Scotland – Small Group Tour – Day 1

Highlands & Rainy Hikes

The Forth Bridge
The Forth Bridge completed in 1890
A big tree

More sights, more rest, and no stress

Up until this point we had never vacationed on a group tour. We usually engage in completely independent travel, but we made the decision to go to Scotland with only about three weeks until departure. Because of this I had limited time to do extensive research. After reading reviews, I decided to sign up for an overnight tour to see the Highlands.

After the experience we had, I was very happy with the choice.  I know many people who enjoy the reliability and low stress of group tour. A set itinerary maps everything out, and the down sides are not a major inhibitors. But for us, the biggest down side is usually the include predetermined schedule. As well as limited free time to explore, and a pace set by the groups slowest members are unappealing. 

On this trip, I found a compromise, the small group tour. This allowed us to see highlights of the Highlands on a short two day, one night small group tour. We had a great experience with a local guide, on a small comfortable bus that had a max capacity of 18 passengers. Because shoulder season we only had two families, two couples, and one single women.  The size of the group allowed our guide more time to interact with us.  Also, made it easier to stick to a schedule and not to be waiting while stragglers held up the bus. Since Scotland was a short trip, I knew and we wouldn’t adjust to the time change. It was an unexpected to take short naps; and let someone else do the driving and navigating. The small group size also allowed for a bit of socializing, without it being overwhelming. In the future  I would absolutely recommend, and even sign up for a small group tour. They are an an option to always consider.  Especially, if you’re not comfortable navigating roads in a foreign country. And in this case, while driving on the “other” side of the road.

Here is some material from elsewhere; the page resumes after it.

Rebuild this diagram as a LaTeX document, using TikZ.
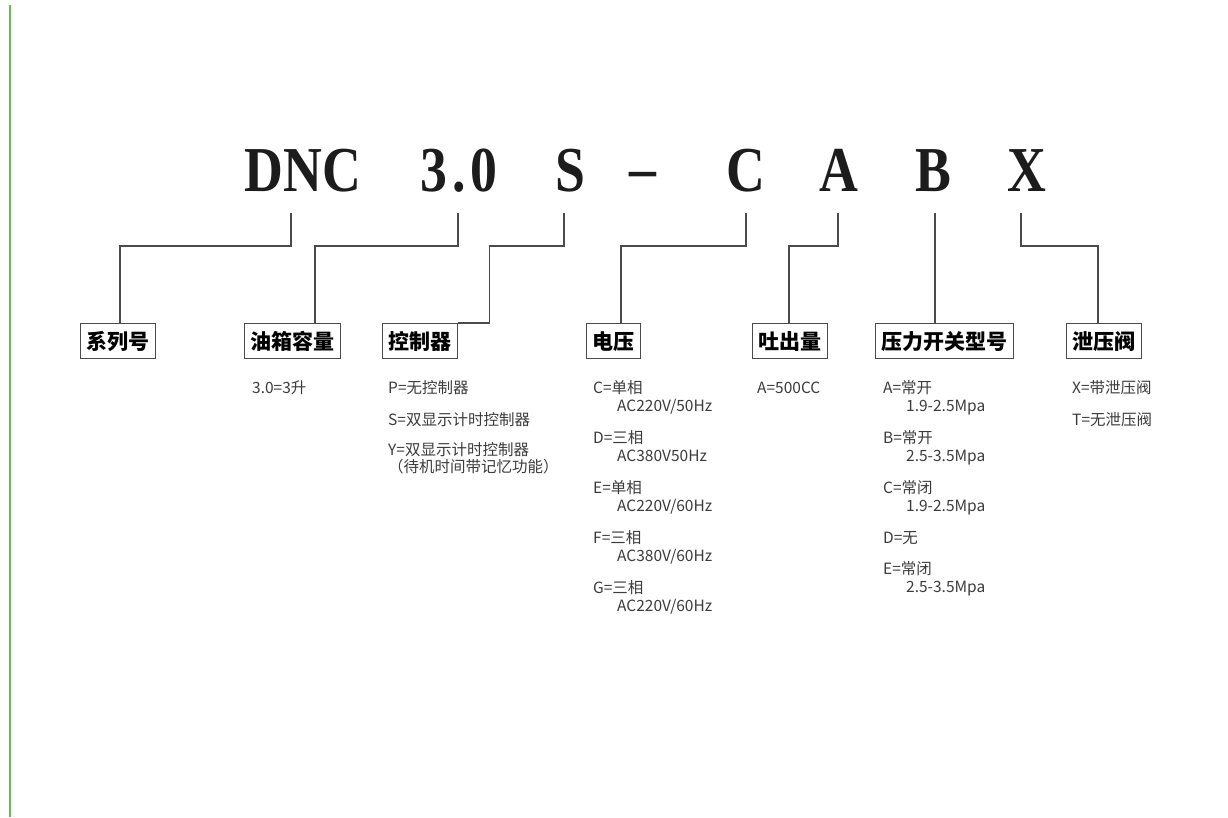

Day one had us head north out of Edinburgh headed toward the city of Inverness. We started with a short hike to a lovely waterfall with a viewing platform overlooking the falls. Next stop was another short hike along a beautiful river bank. We stopped at a historic church in a small village; the Main Street had a few shops with ceramics and artwork. A cheese and specialty snack shop for foodies was a favorite of our family. We then continued and allotted two hours to have lunch and walk in Pitlochry.  We  chose McKays Pub because they had a good selection of food. We had a fabulous lunch with breaded Camembert appetizers. Followed by steak pie with puff pastry, and highland burgers with haggis. After lunch, heading north, we enjoyed the amazing scenery of Cairngorms National Park.

That’s a lot of whiskey
Thick chocolate sans whiskey still hits hard

Whiskey tours are very popular in the Highlands but our group didn’t consist of whisky lovers. Our guide opted to take us to only one distillery, to sample some whisky. To everyones surprise, they serve the whisky with a very thick hot chocolate. Our guide told us you’re supposed to drink the chocolate between whisky tastings. The kids were very happy that they could imbibe sans the whiskey. 

Good thing I’m not driving
Cozy sleeping arrangements

Our last stop as the sun began to set was a delight to anyone who’s watched the Scottish period drama Outlander. Our guide brought us at sunset to visit some of the stone circles depicted in the show. Everyone recreated the scene from the show where the lovers are on opposite sides, but in the same year. 

Finally we ended the evening in Inverness. For our overnight accommodation this tour company offered two options. Select our own accommodations within the city center, or they would book for us. We opted to choose a small bed and breakfast a few blocs from the center of town.  The B & B was in a traditional Scottish row home. The next morning before setting out we enjoyed a home cooked full Scottish breakfast. The dining room was perfect picture of what you would imagine in an old english parlor.